DATA SHOWN:
[start]

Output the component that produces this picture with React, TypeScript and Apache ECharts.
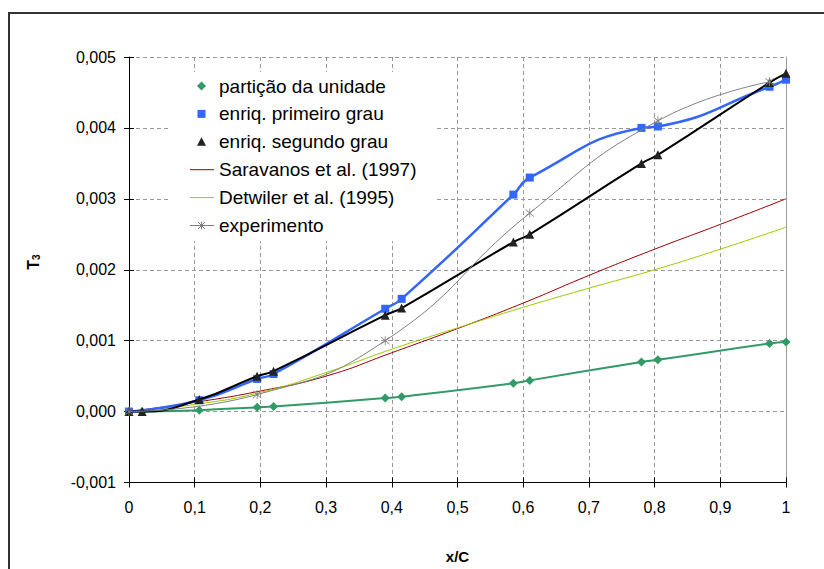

[end]
[start]

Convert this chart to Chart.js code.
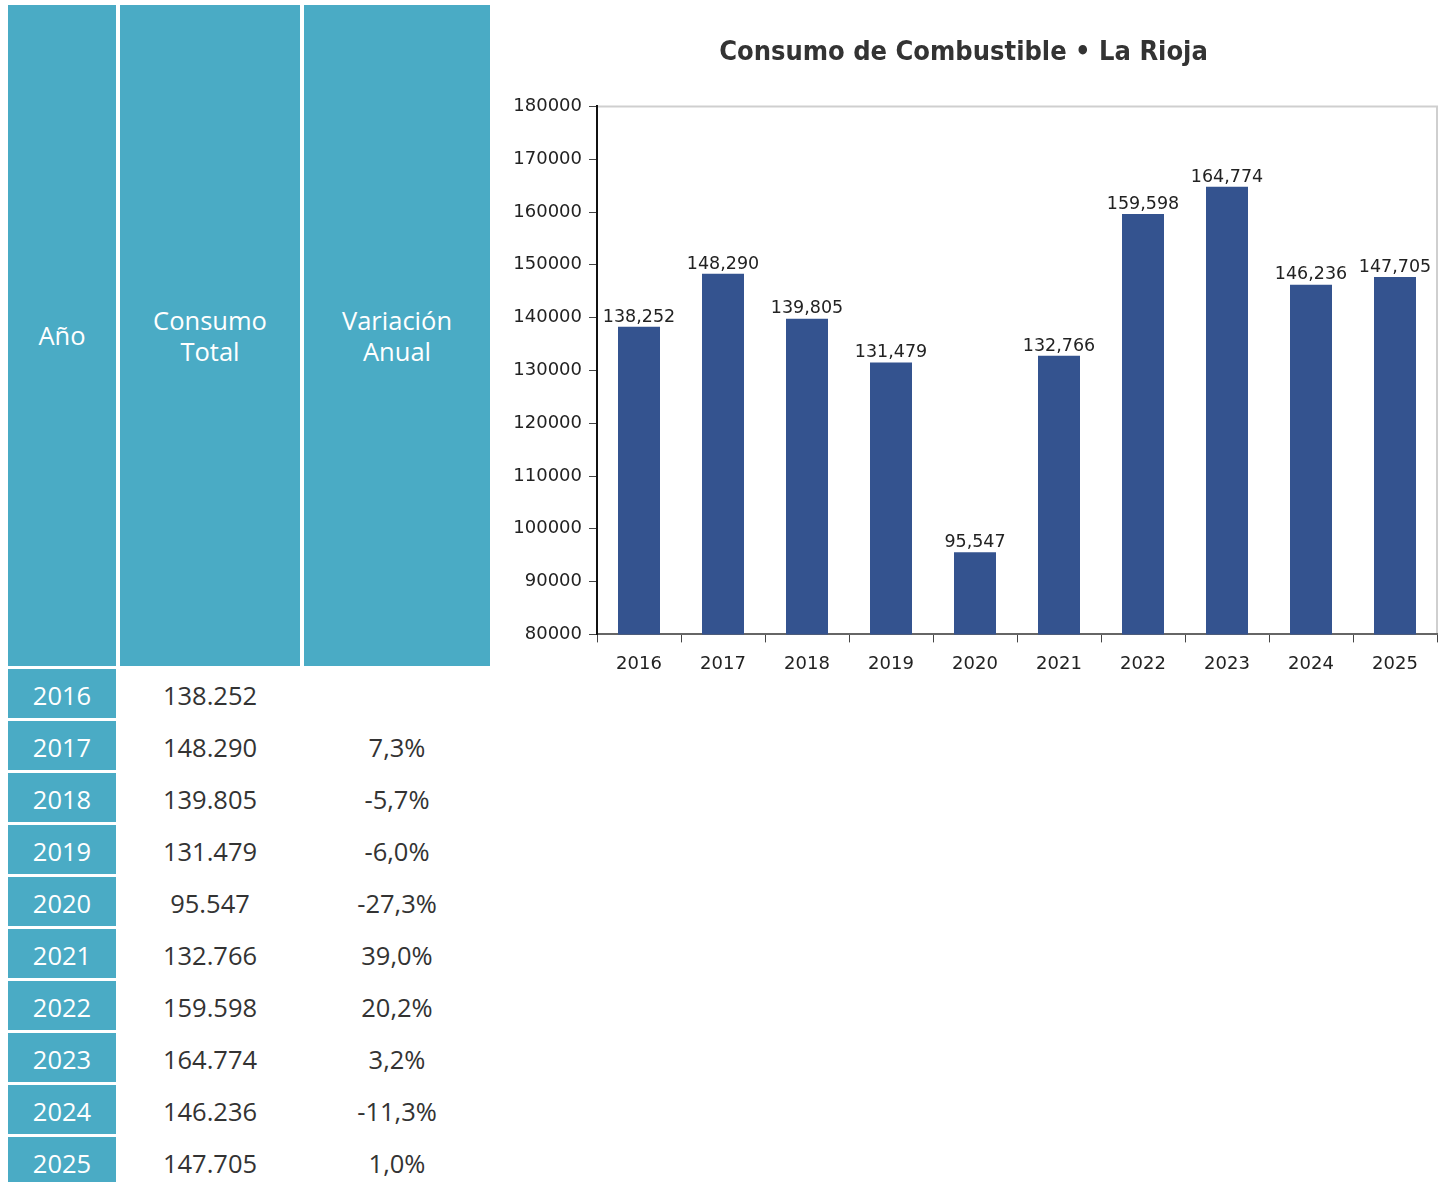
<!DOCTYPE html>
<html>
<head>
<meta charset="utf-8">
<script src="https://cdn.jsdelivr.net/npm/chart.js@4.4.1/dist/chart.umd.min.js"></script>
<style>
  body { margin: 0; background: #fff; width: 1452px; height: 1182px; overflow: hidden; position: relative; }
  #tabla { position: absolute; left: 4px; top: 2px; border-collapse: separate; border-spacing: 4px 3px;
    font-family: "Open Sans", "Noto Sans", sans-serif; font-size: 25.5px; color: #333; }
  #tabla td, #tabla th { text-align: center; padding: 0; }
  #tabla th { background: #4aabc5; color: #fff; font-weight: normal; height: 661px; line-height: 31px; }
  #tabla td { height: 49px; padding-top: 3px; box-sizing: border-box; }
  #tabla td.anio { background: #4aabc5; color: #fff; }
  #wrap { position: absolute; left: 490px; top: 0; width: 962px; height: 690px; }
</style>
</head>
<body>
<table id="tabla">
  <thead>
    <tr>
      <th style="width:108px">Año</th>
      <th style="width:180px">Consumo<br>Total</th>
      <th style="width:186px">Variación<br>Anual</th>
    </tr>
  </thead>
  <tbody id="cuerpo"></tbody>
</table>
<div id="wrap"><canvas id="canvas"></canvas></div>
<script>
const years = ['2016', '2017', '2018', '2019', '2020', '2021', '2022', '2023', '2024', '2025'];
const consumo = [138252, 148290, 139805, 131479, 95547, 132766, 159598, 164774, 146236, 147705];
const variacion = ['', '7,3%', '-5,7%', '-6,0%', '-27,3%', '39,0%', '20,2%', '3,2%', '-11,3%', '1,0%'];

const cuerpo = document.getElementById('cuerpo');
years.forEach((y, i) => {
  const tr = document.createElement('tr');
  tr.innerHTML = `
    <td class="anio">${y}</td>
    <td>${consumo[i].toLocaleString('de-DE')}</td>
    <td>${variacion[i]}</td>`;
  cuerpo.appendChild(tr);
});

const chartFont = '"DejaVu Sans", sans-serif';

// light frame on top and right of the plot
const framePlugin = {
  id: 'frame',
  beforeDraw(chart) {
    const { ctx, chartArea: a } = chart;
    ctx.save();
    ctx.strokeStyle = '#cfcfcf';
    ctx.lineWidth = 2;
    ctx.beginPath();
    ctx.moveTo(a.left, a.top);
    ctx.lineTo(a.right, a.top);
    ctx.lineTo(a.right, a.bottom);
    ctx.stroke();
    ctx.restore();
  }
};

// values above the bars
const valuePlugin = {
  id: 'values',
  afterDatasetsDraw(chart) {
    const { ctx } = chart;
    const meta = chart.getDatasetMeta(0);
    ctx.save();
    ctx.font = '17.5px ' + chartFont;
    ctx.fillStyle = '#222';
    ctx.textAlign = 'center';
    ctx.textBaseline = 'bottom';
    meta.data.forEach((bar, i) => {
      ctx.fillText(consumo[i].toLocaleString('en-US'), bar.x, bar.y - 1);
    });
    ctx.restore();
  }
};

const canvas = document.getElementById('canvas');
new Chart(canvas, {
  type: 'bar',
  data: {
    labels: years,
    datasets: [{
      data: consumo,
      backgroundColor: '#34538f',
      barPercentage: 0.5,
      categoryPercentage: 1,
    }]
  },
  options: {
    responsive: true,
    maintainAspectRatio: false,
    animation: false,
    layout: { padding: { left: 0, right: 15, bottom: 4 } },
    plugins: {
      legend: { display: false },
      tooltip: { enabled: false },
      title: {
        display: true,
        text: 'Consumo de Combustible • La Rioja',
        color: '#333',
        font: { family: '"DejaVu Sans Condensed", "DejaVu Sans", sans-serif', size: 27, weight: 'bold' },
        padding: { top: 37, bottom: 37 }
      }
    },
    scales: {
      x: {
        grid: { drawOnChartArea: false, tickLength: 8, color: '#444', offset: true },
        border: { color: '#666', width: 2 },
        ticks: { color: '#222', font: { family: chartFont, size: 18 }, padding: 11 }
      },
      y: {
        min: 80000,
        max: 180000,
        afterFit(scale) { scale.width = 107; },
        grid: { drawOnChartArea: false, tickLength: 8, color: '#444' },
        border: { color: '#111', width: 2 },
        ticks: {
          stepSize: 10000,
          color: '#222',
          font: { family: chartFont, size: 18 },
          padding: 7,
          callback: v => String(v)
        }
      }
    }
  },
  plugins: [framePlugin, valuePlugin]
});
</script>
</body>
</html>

[end]

DIRECTIVE:
Scan the data for the word "this" and copy every line where it shows up.

REPLY TO THE EXERCISE:
Output the component that produces this picture with React, TypeScript and Apache ECharts.
Convert this chart to Chart.js code.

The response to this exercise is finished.